Pre-steady-state kinetics and solvent isotope effects support the "billiard-type" transport mechanism in Na+-translocating pyrophosphatase

Abstract

Membrane-bound pyrophosphatase (mPPase) found in microbes and plants is a membrane H+ pump that transports the H+ ion generated in coupled pyrophosphate hydrolysis out of the cytoplasm. Certain bacterial and archaeal mPPases can in parallel transport Na+ via a hypothetical "billiard-type" mechanism, also involving the hydrolysis-generated proton. Here, we present the functional evidence supporting this coupling mechanism.
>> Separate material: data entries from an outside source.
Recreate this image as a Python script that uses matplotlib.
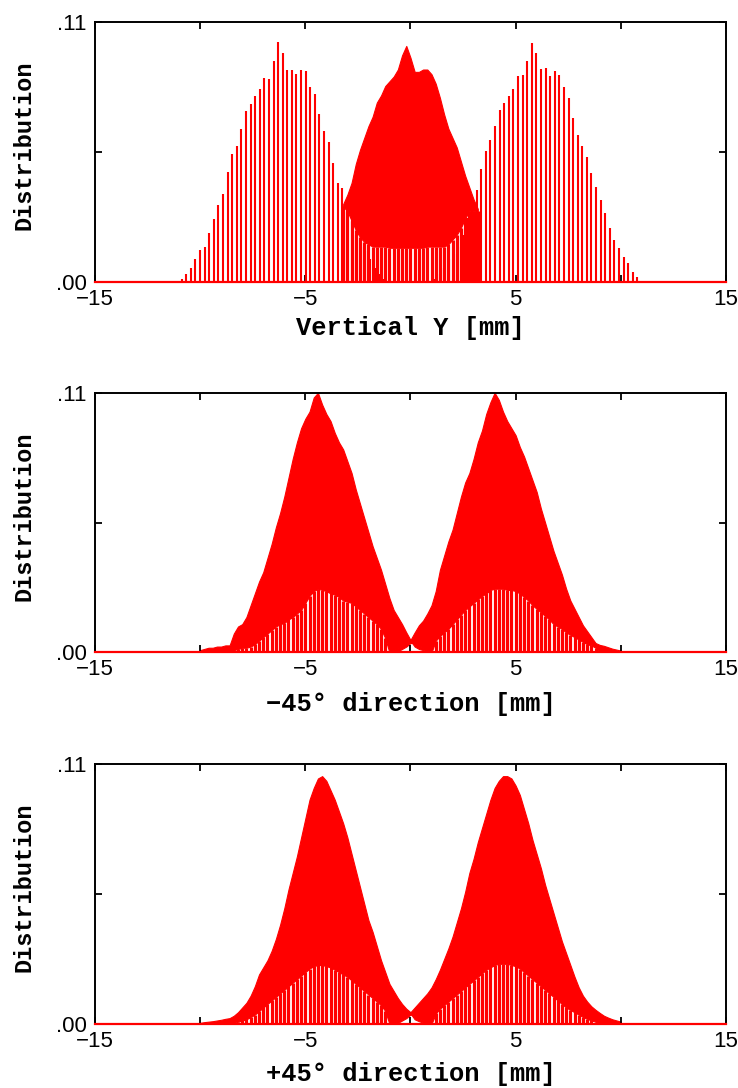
import numpy as np
import matplotlib
matplotlib.use("Agg")
import matplotlib.pyplot as plt

RED = "#ff0000"
STEP = 0.2        # bin spacing of the dense histograms [mm]
COMB_STEP = 0.2184  # spacing of the comb peaks in the vertical scan [mm]

# ---- vertical scan: two comb distributions + dense central one (values x 1e-3)
v_left_start = -10.88
v_left_top = [1.3, 3.3, 5.9, 9.9, 13.4, 15, 20.8, 26.7, 32.8, 37.3, 46.6, 54.3,
              57.7, 64.8, 72.4, 75.6, 78.9, 81.7, 86.2, 85.8, 93.6, 101.7, 97,
              89.8, 90, 87.9, 89.9, 89.2, 82.8, 79.7, 71, 64, 59.1, 50.5, 42,
              40, 33, 27, 20, 15, 13, 9.9, 5.9, 3.3, 1.3]
v_right_start = 1.18
v_right_top = [1.3, 3.3, 5.9, 9.9, 12, 15, 20, 27, 33, 39, 47.8, 55.3, 60.2,
               65.9, 72.9, 75.8, 78.6, 81.7, 87.1, 87.7, 93.4, 101.2, 97, 90.2,
               90.6, 87.1, 89.2, 87.8, 82.8, 77.9, 69.4, 62.3, 57.4, 53.1, 46.1,
               40.4, 34.8, 29.1, 22.8, 17.8, 14.3, 10.7, 7.9, 4.4, 2.2]
v_mid_start = -3.2
v_mid_top = [33, 37, 42, 50, 56, 61, 66, 70, 76, 79, 83, 85, 87, 90, 96, 100,
             95, 89, 89, 90, 90, 88, 84, 78, 71, 65, 61, 57, 51, 45, 40, 35, 31]
v_mid_low = [32, 30, 26, 22, 19, 17, 16, 15, 15, 15, 15, 14.5, 14.5, 14.5,
             14.5, 14.5, 14.5, 14.5, 14.5, 14.5, 15, 15, 15, 15, 15, 16, 18,
             20, 23, 27, 30, 30, 30]

# ---- -45 deg scan
m_left_start = -10.0
m_left_top = [1, 1.5, 2, 2, 2.5, 2.5, 3, 3,
              8, 11, 12, 15, 20, 25, 30, 34,
              40, 46, 53, 59, 66, 74, 82, 89,
              95, 99, 102, 108, 110, 105, 101, 98,
              93, 89, 86, 81, 76, 69, 63, 57,
              51, 45, 40, 35, 29, 23, 18, 15,
              12, 8.5, 5.3, 4, 3, 2, 1, 0]
m_left_low = [0, 0, 0, 0, 0, 0, 0, 0,
              1, 1.5, 2, 2, 2.5, 3.5, 5, 6.5,
              8, 9.5, 11, 12, 12.5, 14, 15, 16.5,
              18, 21, 24, 26, 27, 26.5, 26, 25,
              24.5, 23.5, 22, 21.5, 21, 19.5, 18, 16.5,
              15, 13.5, 12, 10, 6, 0, 1, 2,
              3, 4, 5, 2.5, 1.5, 1, 0.5, 0]
m_right_start = -1.0
m_right_top = [0, 1, 2, 3, 4, 5.3, 8.5, 11.5,
               13.5, 16.5, 20, 26, 35, 41, 47, 52,
               59, 66, 72, 76, 82, 89, 94, 101,
               106, 110, 107, 102, 98, 95, 92, 87,
               83, 78, 73, 68, 61, 55, 49, 43,
               38, 33, 27, 22, 18.5, 15, 11.5, 9,
               6.5, 4, 3.2, 2.8, 2.2, 1.6, 1.2, 0.8]
m_right_low = [0, 0, 0.5, 1.5, 2.5, 4, 4, 3,
               2, 1, 0, 5, 7, 8.5, 10, 12,
               14, 16, 18, 19.5, 21, 22.5, 24, 25,
               26.5, 27, 27, 27, 26.5, 26.5, 26, 25,
               23.5, 22, 20, 18.5, 17, 15.5, 14, 12,
               11, 10, 8.5, 7.5, 6.5, 5.5, 4.5, 3.5,
               3, 2, 0, 0, 0, 0, 0, 0]

# ---- +45 deg scan
p_left_start = -10.0
p_left_top = [0.5, 0.8, 1, 1.2, 1.5, 1.8, 2.2, 2.5,
              3.5, 5, 7, 9, 12, 16, 21, 24,
              27, 31, 36, 42, 49, 57, 64, 71,
              79, 87, 95, 100, 104, 105, 103, 99,
              95, 90, 85, 79, 72, 65, 58, 51,
              44, 39, 33, 27, 22, 17, 14, 11,
              8.5, 6.5, 5, 3.5, 2.5, 1.5, 0.8, 0]
p_left_low = [0, 0, 0, 0, 0, 0, 0, 0,
              0.5, 1, 1.5, 2, 3, 4, 5.5, 7,
              8.5, 10, 11.5, 13, 14.5, 16, 17.5, 19,
              20.5, 22, 23.5, 24.5, 25, 25, 24.5, 24,
              23, 22, 21, 20, 18.5, 17, 15.5, 14,
              12.5, 11, 9.5, 8, 5.5, 0, 1, 2,
              3, 4, 4.5, 2, 1.2, 0.6, 0.2, 0]
p_right_start = -1.0
p_right_top = [0, 1, 2, 3, 4, 5, 7, 9,
               11, 13, 15.5, 19, 23, 27.5, 32, 37,
               43, 49, 56, 64, 70, 77, 83, 89,
               95, 100, 103, 105, 105, 104, 101, 97,
               91, 85, 78, 72, 66, 59, 53, 47,
               41, 35, 30, 25, 20, 15.5, 12, 9.5,
               7.5, 6, 4.7, 3.5, 2.7, 2, 1.5, 1]
p_right_low = [0, 0, 0.5, 1.5, 2.5, 4, 3.5, 2.5,
               1.5, 0.8, 0, 4.5, 6.5, 8, 9.5, 11,
               12.5, 14, 15.5, 17, 18.5, 20, 21.5, 23,
               24, 25, 25.5, 25.5, 25.5, 25, 24.5, 23.5,
               22, 20.5, 19, 17.5, 16, 14.5, 13, 11.5,
               10, 8.5, 7, 6, 5, 4, 3, 2.2,
               1.5, 1, 0, 0, 0, 0, 0, 0]

x_labels = ["Vertical Y [mm]", "\u221245\u00b0 direction [mm]",
            "+45\u00b0 direction [mm]"]
x_ticks = [-15, -10, -5, 0, 5, 10, 15]
x_ticklabels = ["\u221215", "", "\u22125", "", "5", "", "15"]
y_ticks = [0, 0.055, 0.11]
y_ticklabels = [".00", "", ".11"]


def grid(start, n, step):
    return start + step * np.arange(n)


def comb(ax, start, tops):
    t = np.array(tops) * 1e-3
    x = grid(start, len(t), COMB_STEP)
    ax.vlines(x, 0, t, color=RED, lw=1.5)


def dense(ax, x, tops, lows, cols):
    t = np.array(tops) * 1e-3
    lo = np.array(lows) * 1e-3
    ax.fill_between(x, lo, t, color=RED, lw=0.8, edgecolor=RED)
    ax.vlines(x[cols], 0, lo[cols], color=RED, lw=2.3, capstyle="butt")


def pair(ax, ls, ltop, llow, rs, rtop, rlow):
    xl = grid(ls, len(ltop), STEP)
    xr = grid(rs, len(rtop), STEP)
    # columns reaching zero only outside the overlap of the two peaks
    dense(ax, xl, ltop, llow, xl < xr[0] - 1e-6)
    dense(ax, xr, rtop, rlow, xr > xl[-1] + 1e-6)


fig = plt.figure(figsize=(7.38, 10.88), dpi=100)
bottoms = [0.7408, 0.4003, 0.0588]
axes = [fig.add_axes([0.1287, b, 0.855, 0.2387]) for b in bottoms]

ax = axes[0]
comb(ax, v_left_start, v_left_top)
comb(ax, v_right_start, v_right_top)
xm = grid(v_mid_start, len(v_mid_top), STEP)
dense(ax, xm, v_mid_top, v_mid_low, np.ones(len(xm), bool))

pair(axes[1], m_left_start, m_left_top, m_left_low,
     m_right_start, m_right_top, m_right_low)
pair(axes[2], p_left_start, p_left_top, p_left_low,
     p_right_start, p_right_top, p_right_low)

mono = ["Liberation Mono", "DejaVu Sans"]
for ax, lab, pad in zip(axes, x_labels, [4, 8, 7]):
    ax.set_xlim(-15, 15)
    ax.set_ylim(0, 0.11)
    ax.plot(ax.get_xlim(), [0, 0], color=RED, lw=1.6, clip_on=False, zorder=3)
    ax.set_xticks(x_ticks)
    ax.set_xticklabels(x_ticklabels)
    ax.set_yticks(y_ticks)
    ax.set_yticklabels(y_ticklabels)
    ax.tick_params(direction="in", top=True, right=True, length=5, width=1.3,
                   labelsize=16)
    ax.tick_params(axis="x", pad=5)
    ax.tick_params(axis="y", pad=6)
    for t in ax.get_xticklabels() + ax.get_yticklabels():
        t.set_family("Liberation Sans")
    for s in ax.spines.values():
        s.set_linewidth(1.4)
    ax.set_xlabel(lab, family=mono, size=18.3, weight="bold", labelpad=pad)
    ax.set_ylabel("Distribution", family=mono, size=17, weight="bold")
    ax.yaxis.set_label_coords(-0.095, 0.525)

fig.savefig("out.png", dpi=100)
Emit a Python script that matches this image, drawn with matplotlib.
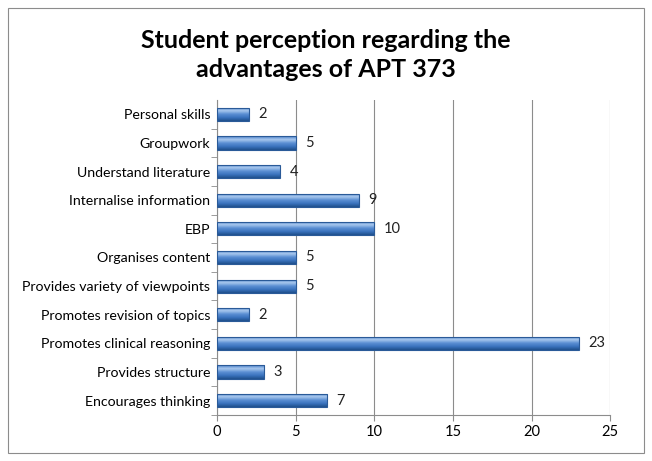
import matplotlib
matplotlib.use("Agg")
from matplotlib import pyplot as plt
from matplotlib.patches import Rectangle
from matplotlib.colors import LinearSegmentedColormap
import numpy as np

categories = ["Encourages thinking", "Provides structure", "Promotes clinical reasoning",
              "Promotes revision of topics", "Provides variety of viewpoints", "Organises content",
              "EBP", "Internalise information", "Understand literature", "Groupwork", "Personal skills"]
counts = [7, 3, 23, 2, 5, 5, 10, 9, 4, 5, 2]
xticks = [0, 5, 10, 15, 20, 25]

plt.rcParams["font.family"] = ["Lato", "DejaVu Sans"]

fig = plt.figure(figsize=(6.52, 4.61), dpi=100)
ax = fig.add_axes([0.333, 0.1, 0.603, 0.683])

# figure border
fig.patches.append(Rectangle((0.012, 0.017), 0.975, 0.966, transform=fig.transFigure,
                             fill=False, edgecolor="#8c8c8c", linewidth=0.8))

ypos = list(range(len(categories)))
h = 0.46
bars = ax.barh(ypos, counts, height=h, color="none", edgecolor="#2a5a98", linewidth=0.8, zorder=4)

# vertical gradient inside each bar (light top, dark bottom)
cmap = LinearSegmentedColormap.from_list("bar", ["#1f4f8c", "#3a72bd", "#5b8fd3", "#a9c8ee", "#4a80c8"])
grad = np.linspace(0, 1, 64).reshape(-1, 1)
for b in bars:
    x0, y0 = b.get_x(), b.get_y()
    im = ax.imshow(grad, cmap=cmap, aspect="auto", origin="lower",
                   extent=(x0, x0 + b.get_width(), y0, y0 + b.get_height()), zorder=3)
    im.set_clip_path(b)

for y, v in zip(ypos, counts):
    ax.text(v + 0.6, y, str(v), va="center", ha="left", fontsize=10.5, color="#222222")

ax.set_xlim(0, 25)
ax.set_ylim(-0.5, len(categories) - 0.5)
ax.set_xticks(xticks)
ax.set_yticks(ypos)
ax.set_yticklabels(categories)
ax.tick_params(axis="y", length=0, labelsize=10.2, pad=5)
ax.tick_params(axis="x", length=4, color="#8c8c8c", labelsize=10.5)
ax.set_yticks([y + 0.5 for y in ypos[:-1]] + [-0.5], minor=True)
ax.tick_params(axis="y", which="minor", length=4, color="#8c8c8c")

ax.grid(axis="x", color="#8c8c8c", linewidth=0.8, zorder=0)
for side in ["top", "right"]:
    ax.spines[side].set_visible(False)
ax.spines["left"].set_color("#8c8c8c")
ax.spines["bottom"].set_color("#8c8c8c")

fig.text(0.5, 0.88, "Student perception regarding the\nadvantages of APT 373", ha="center",
         va="center", fontsize=18, fontweight="bold", linespacing=1.3)

fig.savefig("out.png", dpi=100)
Rapid-quench and pulse-chase measurements with [P-32]pyrophosphate indicated that the chemical step (pyrophosphate hydrolysis) is rate-limiting in mPPase catalysis and is preceded by a fast isomerization of the enzyme-substrate complex. Na+, whose binding is a prerequisite for the hydrolysis step, is not required for substrate binding. Replacement of H2O with D2O decreased the rates of pyrophosphate hydrolysis by both Na+- and H+-transporting bacterial mPPases, the effect being more significant than with a non-transporting soluble pyrophosphatase. We also show that the Na+-pumping mPPase of Thermotoga maritima resembles other dimeric mPPases in demonstrating negative kinetic cooperativity and the requirement for general acid catalysis. The findings point to a crucial role for the hydrolysis-generated proton both in H+-pumping and Na+-pumping by mPPases.